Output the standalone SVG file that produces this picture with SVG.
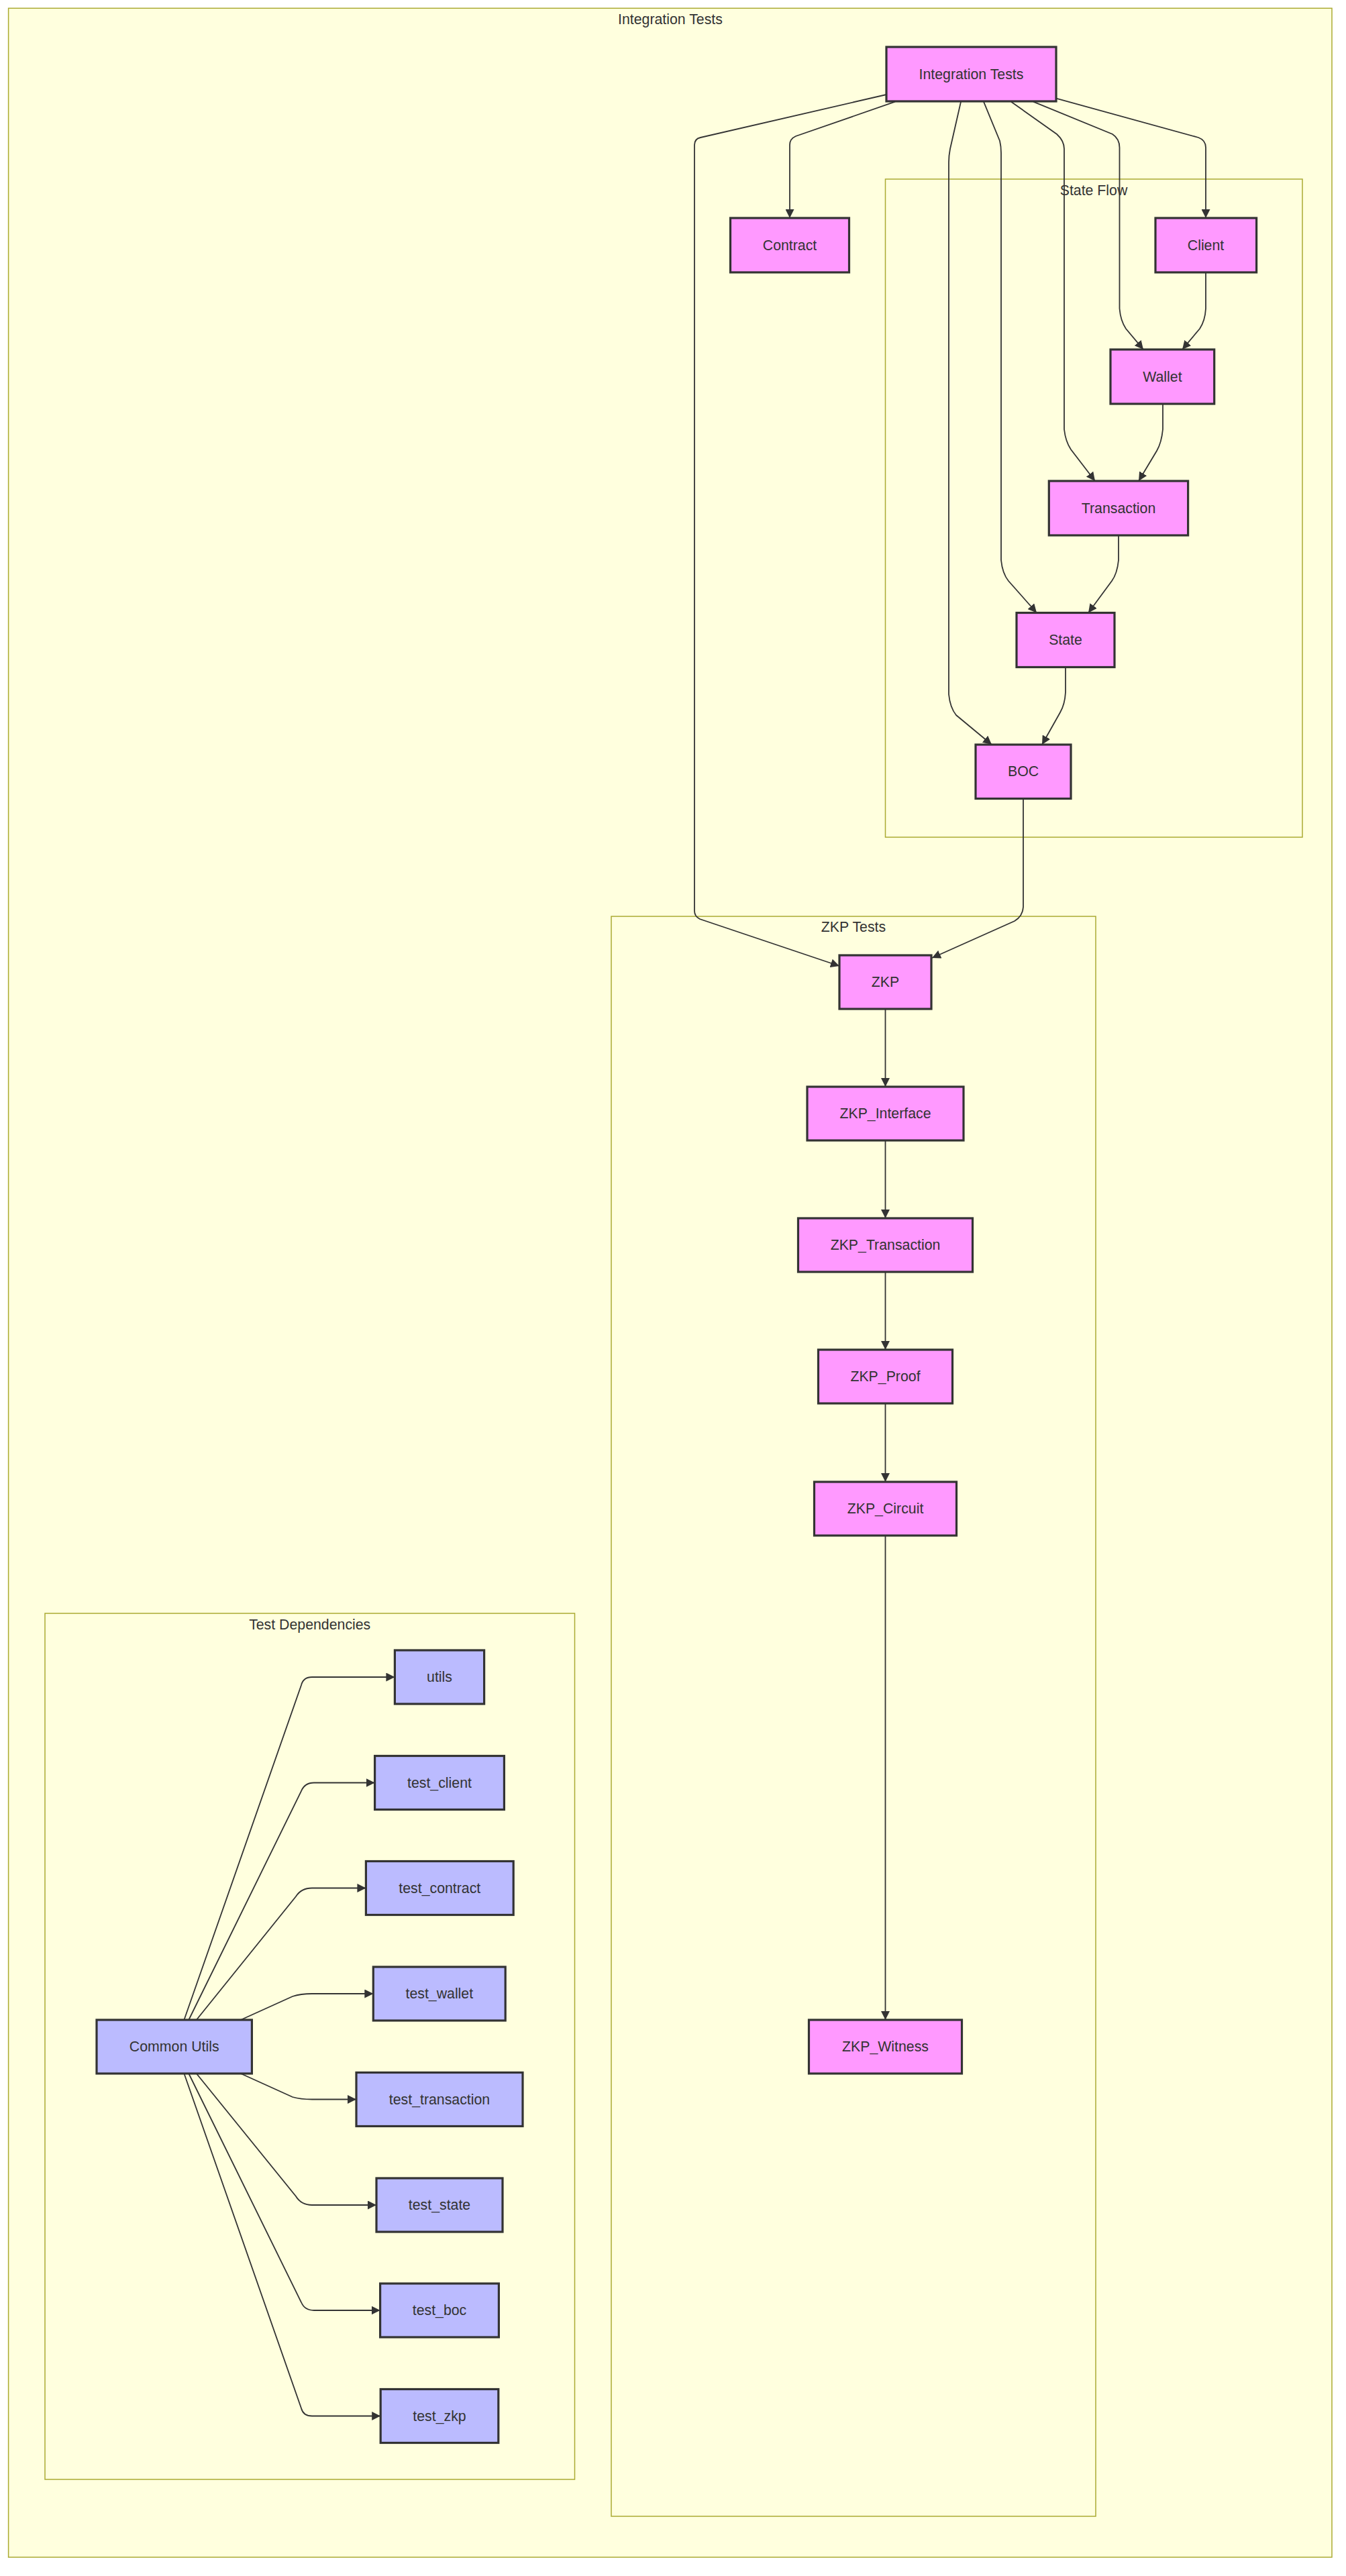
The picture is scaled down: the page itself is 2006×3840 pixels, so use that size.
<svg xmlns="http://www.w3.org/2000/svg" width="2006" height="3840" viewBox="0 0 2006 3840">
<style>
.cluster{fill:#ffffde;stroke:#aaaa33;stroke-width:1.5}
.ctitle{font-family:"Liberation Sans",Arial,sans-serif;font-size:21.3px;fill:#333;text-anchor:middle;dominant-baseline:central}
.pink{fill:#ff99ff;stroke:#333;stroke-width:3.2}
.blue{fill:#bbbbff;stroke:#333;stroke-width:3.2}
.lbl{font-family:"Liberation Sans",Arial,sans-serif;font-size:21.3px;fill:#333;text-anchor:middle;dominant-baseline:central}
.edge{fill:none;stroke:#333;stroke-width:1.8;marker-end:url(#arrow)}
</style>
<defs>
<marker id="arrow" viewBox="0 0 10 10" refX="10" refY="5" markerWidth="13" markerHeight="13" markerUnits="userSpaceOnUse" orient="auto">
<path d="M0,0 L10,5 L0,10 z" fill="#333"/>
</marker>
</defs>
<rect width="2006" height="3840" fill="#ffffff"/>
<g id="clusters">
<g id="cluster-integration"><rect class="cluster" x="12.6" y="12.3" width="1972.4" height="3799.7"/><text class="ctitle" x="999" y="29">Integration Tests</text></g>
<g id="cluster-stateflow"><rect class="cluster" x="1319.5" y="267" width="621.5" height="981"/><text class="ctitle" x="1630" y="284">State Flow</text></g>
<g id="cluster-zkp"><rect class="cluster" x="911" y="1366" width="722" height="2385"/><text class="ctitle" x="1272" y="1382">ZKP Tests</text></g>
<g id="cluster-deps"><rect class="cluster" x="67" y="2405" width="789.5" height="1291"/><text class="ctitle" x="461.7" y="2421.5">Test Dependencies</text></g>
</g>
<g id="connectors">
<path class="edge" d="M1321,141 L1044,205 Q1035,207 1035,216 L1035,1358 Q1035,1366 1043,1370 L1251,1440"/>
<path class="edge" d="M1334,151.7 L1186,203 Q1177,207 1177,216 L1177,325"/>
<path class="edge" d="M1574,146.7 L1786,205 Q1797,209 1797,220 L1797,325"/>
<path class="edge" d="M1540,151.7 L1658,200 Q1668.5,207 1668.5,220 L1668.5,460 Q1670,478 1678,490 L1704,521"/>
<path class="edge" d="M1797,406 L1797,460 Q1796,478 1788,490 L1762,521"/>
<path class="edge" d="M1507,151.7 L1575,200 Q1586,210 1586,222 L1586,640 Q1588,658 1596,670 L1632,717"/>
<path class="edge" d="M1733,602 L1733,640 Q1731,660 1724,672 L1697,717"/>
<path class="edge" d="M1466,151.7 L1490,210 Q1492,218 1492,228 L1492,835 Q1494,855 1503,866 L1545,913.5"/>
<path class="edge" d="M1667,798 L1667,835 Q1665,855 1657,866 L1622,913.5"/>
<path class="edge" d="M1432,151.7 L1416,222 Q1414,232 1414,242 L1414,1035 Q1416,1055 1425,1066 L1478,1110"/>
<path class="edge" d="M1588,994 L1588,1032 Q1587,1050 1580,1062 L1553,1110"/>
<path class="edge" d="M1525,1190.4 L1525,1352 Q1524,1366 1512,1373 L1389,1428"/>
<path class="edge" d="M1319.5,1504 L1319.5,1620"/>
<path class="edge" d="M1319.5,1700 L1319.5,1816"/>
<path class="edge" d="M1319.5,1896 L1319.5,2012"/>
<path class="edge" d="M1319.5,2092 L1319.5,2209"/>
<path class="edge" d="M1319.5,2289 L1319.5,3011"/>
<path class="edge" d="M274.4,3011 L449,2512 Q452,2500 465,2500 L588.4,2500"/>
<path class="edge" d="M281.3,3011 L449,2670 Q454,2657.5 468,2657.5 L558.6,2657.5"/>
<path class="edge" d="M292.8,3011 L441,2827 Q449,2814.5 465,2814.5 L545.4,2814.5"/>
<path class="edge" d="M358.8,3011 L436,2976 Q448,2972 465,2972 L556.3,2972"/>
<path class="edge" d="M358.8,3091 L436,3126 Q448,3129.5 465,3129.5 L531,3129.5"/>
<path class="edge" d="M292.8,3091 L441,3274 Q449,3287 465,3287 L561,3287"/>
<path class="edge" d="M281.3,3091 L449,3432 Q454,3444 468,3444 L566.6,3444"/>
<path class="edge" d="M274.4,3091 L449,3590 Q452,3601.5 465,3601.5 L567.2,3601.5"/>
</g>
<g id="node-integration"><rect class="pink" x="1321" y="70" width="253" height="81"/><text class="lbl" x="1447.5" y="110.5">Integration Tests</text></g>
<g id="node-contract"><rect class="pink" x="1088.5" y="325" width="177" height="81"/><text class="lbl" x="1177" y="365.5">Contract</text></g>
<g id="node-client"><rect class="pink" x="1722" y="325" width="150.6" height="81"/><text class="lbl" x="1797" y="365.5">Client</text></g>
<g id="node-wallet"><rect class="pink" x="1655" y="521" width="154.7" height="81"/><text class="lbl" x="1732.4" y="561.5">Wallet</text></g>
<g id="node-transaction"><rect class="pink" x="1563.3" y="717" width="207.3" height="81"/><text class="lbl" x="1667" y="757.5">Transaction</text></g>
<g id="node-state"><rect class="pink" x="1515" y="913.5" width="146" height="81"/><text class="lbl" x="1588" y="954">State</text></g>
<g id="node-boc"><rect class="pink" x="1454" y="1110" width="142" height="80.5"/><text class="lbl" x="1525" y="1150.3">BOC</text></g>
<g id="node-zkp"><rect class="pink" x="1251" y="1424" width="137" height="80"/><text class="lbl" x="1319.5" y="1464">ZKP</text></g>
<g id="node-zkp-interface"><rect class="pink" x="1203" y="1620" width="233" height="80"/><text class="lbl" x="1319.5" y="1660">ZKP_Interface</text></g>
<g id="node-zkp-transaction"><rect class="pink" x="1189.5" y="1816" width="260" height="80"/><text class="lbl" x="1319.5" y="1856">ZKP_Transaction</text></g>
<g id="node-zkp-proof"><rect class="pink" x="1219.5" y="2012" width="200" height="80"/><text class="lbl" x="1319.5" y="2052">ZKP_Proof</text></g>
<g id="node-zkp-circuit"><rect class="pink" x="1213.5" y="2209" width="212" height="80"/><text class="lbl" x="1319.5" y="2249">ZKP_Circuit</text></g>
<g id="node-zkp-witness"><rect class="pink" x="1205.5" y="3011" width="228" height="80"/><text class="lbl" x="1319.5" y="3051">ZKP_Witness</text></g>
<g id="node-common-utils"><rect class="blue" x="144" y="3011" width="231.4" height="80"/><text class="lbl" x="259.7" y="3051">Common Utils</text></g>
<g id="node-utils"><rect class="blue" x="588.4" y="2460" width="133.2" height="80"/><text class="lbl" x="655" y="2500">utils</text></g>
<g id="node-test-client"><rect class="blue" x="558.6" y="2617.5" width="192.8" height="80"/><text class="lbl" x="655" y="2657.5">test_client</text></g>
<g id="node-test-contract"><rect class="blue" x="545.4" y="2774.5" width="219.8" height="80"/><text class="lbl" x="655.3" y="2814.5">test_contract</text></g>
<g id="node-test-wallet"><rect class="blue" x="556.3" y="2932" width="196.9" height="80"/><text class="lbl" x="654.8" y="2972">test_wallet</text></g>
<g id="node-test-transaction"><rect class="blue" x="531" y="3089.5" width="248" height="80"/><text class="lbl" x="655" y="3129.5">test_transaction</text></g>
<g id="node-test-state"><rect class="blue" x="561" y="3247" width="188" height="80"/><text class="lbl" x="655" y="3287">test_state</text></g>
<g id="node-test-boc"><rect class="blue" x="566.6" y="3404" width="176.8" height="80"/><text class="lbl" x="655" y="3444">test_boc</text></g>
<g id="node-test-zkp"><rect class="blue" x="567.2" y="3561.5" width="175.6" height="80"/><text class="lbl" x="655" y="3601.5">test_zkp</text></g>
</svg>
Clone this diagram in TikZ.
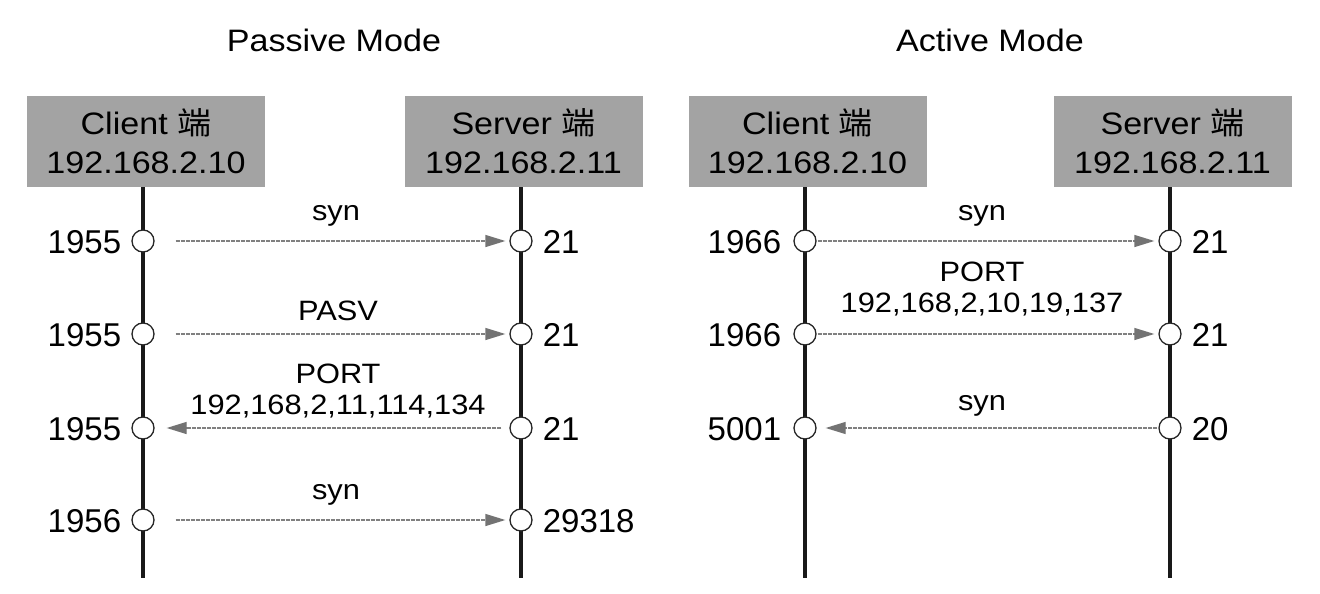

_EXERCISE INSTRUCTIONS_.
Tally the lines that hold the string "picture" and state the total, nothing more.

_TASK ANSWER_.
2